The Film and Publication Board (FPB) of South Africa has released draft guidelines on classifying films, games, and certain publications for public comment, which could see any videos posted online subjected to the same scrutiny as movies and TV shows.
According to law firm Webber Wentzel, the changes could have far-reaching consequences beyond existing and proposed legislation to regulate online harms.
“Adults and children are accessing vast amounts of data, often from unreliable, and in some cases harmful, sources,” the firm noted.
“Lawmakers from all around the world have been steadily introducing legislation to safeguard the public from these dangers.”
The EU’s proposed Digital Services Act and the UK’s proposed Online Safety Bill are two examples of laws aimed at regulating online harms.

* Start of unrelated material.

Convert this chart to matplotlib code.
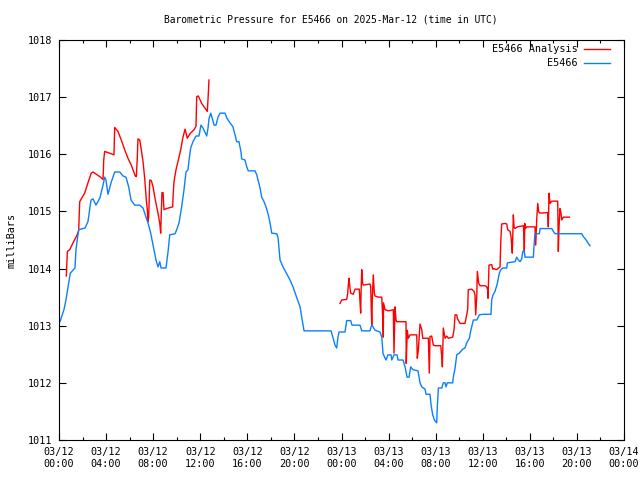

The Protection of Personal Information Act and parts of the Cybercrimes Act have recently been passed in South Africa.
The latter makes it illegal to intentionally and unlawfully disclose harmful data messages, such as intimate images of another person, without their consent.
The current draft guidelines propose modifying key term definitions to correspond with those in the Criminal Law (Sexual Offences and Related Matters) Amendment Act and the Films and Publications Amendment Act.
Furthermore, the FPB proposes that distributors of a film, game, publication or online content specifically include people who stream content via the Internet, social media, or other electronic media.
“This appears to cover a person publishing a personal video on social media for non-commercial purposes,” Webber Wentzel explained.
That means a social media user would have to submit their work for classification, which would involve the addition of an age restriction to guide viewers on the nature of the content and if it is safe for children to consume.
The guidelines also recommend more stringent content classification criteria.
South Africans have 30 days from the date of publication of the guidelines, which is February 4, 2022, to submit comments on the changes.